Moree Christian Community School year 4 students Thomas Sparke and Cedar Mitchell.
Moree Christian Community School year 4 students Thomas Sparke and Cedar Mitchell.

WITH National Day of Action against Bullying and Violence only a stone’s throw away, Moree Christian Community School principal Noel Kramer shares some of the ways the local school is staying on top of the issue.

“As part of the Personal Development and Health syllabus, it is a requirement that students are taught about bullying, how to identify a bully and how to deal with bullying,” she said.

Children learn about the life-affecting issue on a regular basis, with particular focus placed on cyber-bullying.
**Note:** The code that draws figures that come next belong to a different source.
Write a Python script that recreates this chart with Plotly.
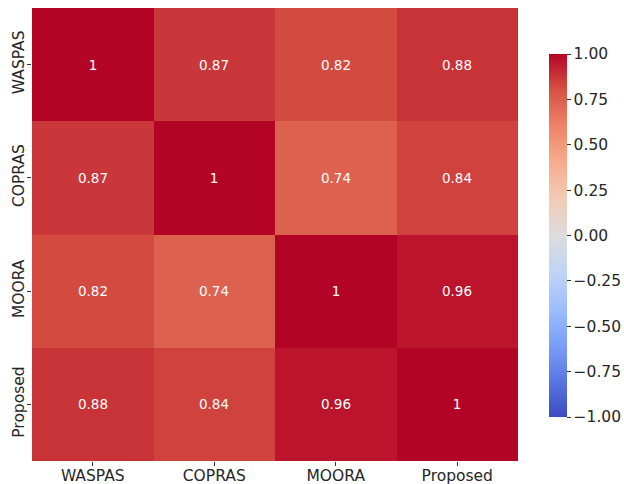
import plotly.graph_objects as go

methods = ["WASPAS", "COPRAS", "MOORA", "Proposed"]
corr = [
    [1.00, 0.87, 0.82, 0.88],
    [0.87, 1.00, 0.74, 0.84],
    [0.82, 0.74, 1.00, 0.96],
    [0.88, 0.84, 0.96, 1.00],
]
cbar_ticks = [-1.0, -0.75, -0.5, -0.25, 0.0, 0.25, 0.5, 0.75, 1.0]

coolwarm_hex = ["#3b4cc0", "#5977e3", "#7b9ff9", "#9ebeff", "#c0d4f5", "#dddcdc",
                "#f2cbb7", "#f7ac8e", "#ee8468", "#d65244", "#b40426"]
colorscale = [[i / 10, c] for i, c in enumerate(coolwarm_hex)]

labels = [[("%g" % v) for v in row] for row in corr]

W, H = 624, 484
ml, mt, mb = 32, 8, 23
pw = W - ml
ph = H - mt - mb

fig = go.Figure(go.Heatmap(
    z=corr, x=methods, y=methods,
    zmin=-1, zmax=1, colorscale=colorscale,
    text=labels, texttemplate="%{text}",
    textfont=dict(family="DejaVu Sans", size=13.5, color="white"),
    colorbar=dict(
        x=(549 - ml) / pw, xanchor="left", xpad=0,
        y=(H - mb - 235.5) / ph, yanchor="middle", ypad=0,
        len=363 / ph, lenmode="fraction", thickness=18, outlinewidth=0,
        tickvals=cbar_ticks,
        ticktext=["%.2f" % t if t >= 0 else "\u2212%.2f" % -t for t in cbar_ticks],
        ticks="outside", ticklen=4, tickcolor="#333",
        tickfont=dict(family="DejaVu Sans", size=15.5, color="#262626"),
    ),
))

fig.update_layout(
    width=W, height=H,
    margin=dict(l=ml, r=0, t=mt, b=mb, autoexpand=False),
    paper_bgcolor="white", plot_bgcolor="white",
    font=dict(family="DejaVu Sans", color="#262626"),
)
fig.update_xaxes(domain=[0, (518 - ml) / pw], ticks="outside", ticklen=4, tickcolor="#333",
                 showgrid=False, tickfont=dict(size=15.5), zeroline=False, automargin=False,
                 ticklabelstandoff=-4)
fig.update_yaxes(ticks="outside", ticklen=4, tickcolor="#333", showgrid=False,
                 autorange="reversed", tickangle=-90, tickfont=dict(size=15.5),
                 zeroline=False, automargin=False, ticklabelstandoff=-3)

fig.write_html("out.html")
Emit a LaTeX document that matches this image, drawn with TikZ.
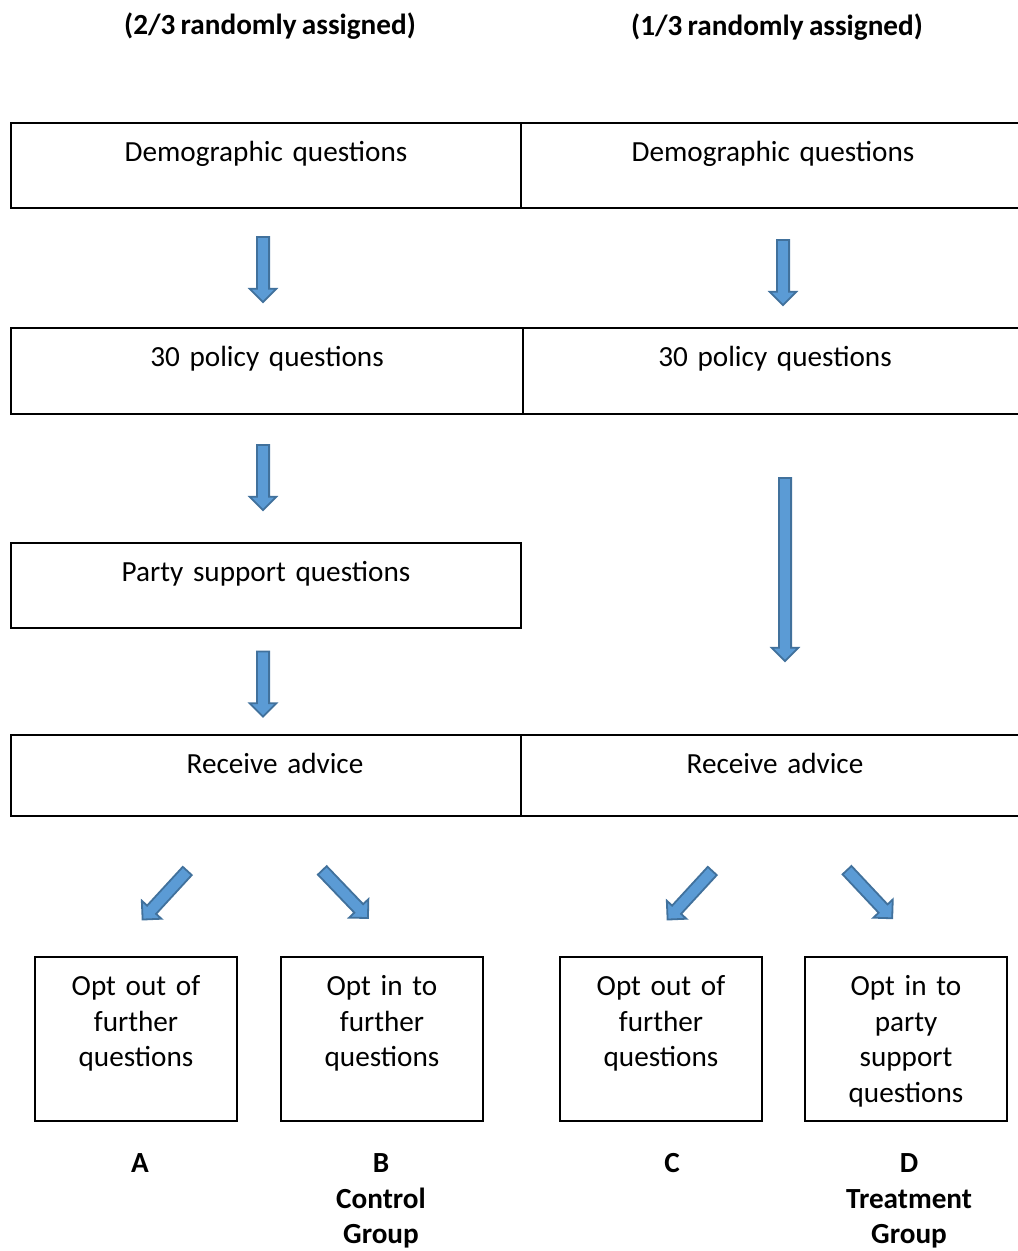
\documentclass[tikz,border=0pt]{standalone}
\usepackage{fontspec}
\setmainfont[WordSpace=0.8]{Carlito}
\usetikzlibrary{shapes.arrows,positioning}
\definecolor{arrowfill}{RGB}{91,155,213}
\definecolor{arrowedge}{RGB}{65,113,156}

\begin{document}
\fontsize{14.6}{17.8}\selectfont
\begin{tikzpicture}[
        x=0.5pt, y=-0.5pt,
        box/.style={draw, line width=0.6pt, inner sep=0pt, align=center, text height=19.2pt},
        row/.style={box, text width=255pt, text depth=23.3pt},
        choice/.style={box, text width=101pt, text depth=62.8pt},
        title/.style={font=\bfseries},
        tag/.style={font=\bfseries, align=center, anchor=north, inner sep=0pt, text width=100pt, text height=10pt},
        flow/.style={single arrow, draw=arrowedge, fill=arrowfill, line width=0.9pt, inner xsep=0pt, inner ysep=2.6pt, single arrow head extend=3.6pt, single arrow head indent=0pt, minimum height=32.5pt}
    ]
        \useasboundingbox (0,0) rectangle (1017,1251);

        % Group headings
        \node[title] (titleL) at (270,26) {(2/3 randomly assigned)};
        \node[title] (titleR) at (777,27) {(1/3 randomly assigned)};

        % Left column
        \node[row] (demoL) at (266,165.5) {Demographic questions};
        \node[row, text width=256pt, text depth=23.8pt] (policyL) at (267,371) {30 policy questions};
        \node[row] (partyL) at (266,585.5) {Party support questions};
        \node[row, text depth=21.3pt] (adviceL) at (266,775.5) {\hspace*{9pt}Receive advice};

        % Right column
        \node[row, text width=252pt] (demoR) at (773,165.5) {Demographic questions};
        \node[row, text width=252pt, text depth=23.8pt] (policyR) at (775,371) {30 policy questions};
        \node[row, text width=252pt, text depth=21.3pt] (adviceR) at (773,775.5) {\hspace*{2pt}Receive advice};

        % Block arrows
        \node[flow, rotate=-90] (downL1) at (263,266.5) {};
        \node[flow, rotate=-90] (downL2) at (263,474.5) {};
        \node[flow, rotate=-90] (downL3) at (263,681) {};
        \node[flow, rotate=-90] (downR1) at (783,269.5) {};
        \node[flow, rotate=-90, minimum height=91.5pt] (downR2) at (785,566.5) {};

        \node[flow, rotate=227.4, minimum height=33pt] (splitA) at (167,893) {};
        \node[flow, rotate=-46.2, minimum height=33pt] (splitB) at (343,892) {};
        \node[flow, rotate=227.4, minimum height=33pt] (splitC) at (692,893) {};
        \node[flow, rotate=-46.8, minimum height=33pt] (splitD) at (867.5,892) {};

        % Outcomes
        \node[choice] (optA) at (136,1039) {Opt out of\\further\\questions};
        \node[choice] (optB) at (382,1039) {Opt in to\\further\\questions};
        \node[choice] (optC) at (661,1039) {Opt out of\\further\\questions};
        \node[choice] (optD) at (906,1039) {Opt in to\\party\\support\\questions};

        \node[tag] (grpA) at (140,1152) {A};
        \node[tag] (grpB) at (381,1152) {B\\Control\\Group};
        \node[tag] (grpC) at (672,1152) {C};
        \node[tag] (grpD) at (909,1152) {D\\Treatment\\Group};
    \end{tikzpicture}
\end{document}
“A lot more bullying is happening online. Children, when they’re at a young age, have trouble identifying it, because they still don’t fully understand privacy,” said Mrs Kramer.

Moree Christian Community School year four students Thomas Sparke and Cedar Mitchell talk about bullying.

According to Mrs Kramer, it is illegal for anyone under the age of 13 to have a social media account. But enforcing the law is another matter.

“So many of our young students have a Facebook account, so we try to incorporate technology into our lessons about bullying,” said Mrs Kramer.

The lessons go beyond the smartphone and electronic devices, as students learn how to deal with a bully face-to-face.

A handmade poster hangs in the shaded area of the playground. ‘Bullying no Way’ is painted in large black letters with painted hand prints sprinkled around the motto.

“The students are as much a part of this campaign as the teachers and staff. They realise they’re the solution to the problem. It’s not just up to the principal or teachers to stop bullying, but also the pupils. It’s a shared responsibility,” said Mrs Kramer.

Add to the poster the colourful ‘buddy benches’ sitting on the playground, and Moree Christian Community School appears on top of the issue.

“The idea is that if a student is feeling down or left out, other students will come up to them and ask if they want to join in their game,” said Mrs Kramer.

Mrs Kramer said that bullying was not such a big issue for the students—a blessing of studying at a smaller school.

Moree Christian Community School year 4 students Thomas Sparke and Cedar Mitchell talk about the buddy benches.

“Everybody knows each other and gets along so well because of it,” she said.

Even so, she said that was no reason to ignore the issue.

“The school is always teaching students about bullying in some way or other.”